I just can't get over how out of touch a company must be, which simultaneously gives us LOSSLESS STREAMING via Apple Music and removes, arguably, the best method for appreciating that higher bitrate goodness: wired, powered audio interfaces and power hungry headphones.
I won't even get started on the response I received from engineering after my tech support case was escalated, following several weeks of phone calls with "support", providing necessary photos, detailed explanations, etc. Their way of seeing it - it was all just "expected behavior"; addressing my inability to interface with any of my audio gear on iOS 17. Literally those two words were what the support gal scheduled a 7pm phone call around. That's all the Engineering Team could manage to provide her with. For context: I knew my E1DA PDV2.1 & 9038 issues were not going to get much traction with some third party OTG lightning cable so I went the route of using their own Apple Lightning to USB3 adapter to prove the point. Weeks later they inform me that this was all "expected behavior" as I was using a Camera Adapter to interface with devices other than a camera. That "explanation" came from the best minds at Apple. Incompetence or indifference are the only two options in this case. I'm guessing it's the latter.

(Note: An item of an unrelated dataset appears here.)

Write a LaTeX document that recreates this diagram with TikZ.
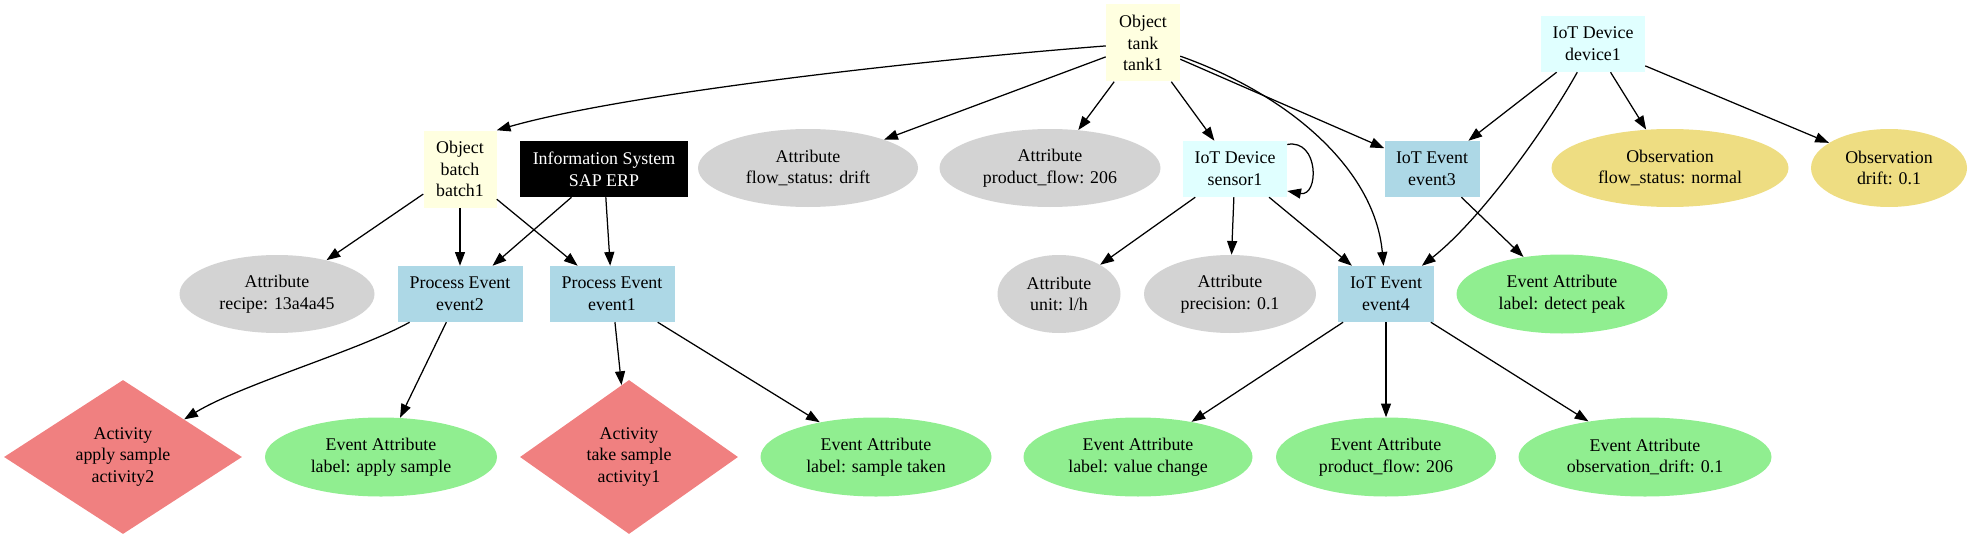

From Apple's own adapter product page: "Add even greater capability and versatility to your iOS device by powering the Lightning to USB 3 Camera Adapter with a USB Power Adapter. Then you can connect USB peripherals like hubs, Ethernet adapters, audio/MIDI interfaces, and card readers for CompactFlash, SD, microSD, and more."
Having written this out, I actually kind of regret staying in the Apple Ecosystem with the iPhone 14 Pro trade. I should have cut and ran and made the switch to Android. USB-C! What a novel idea!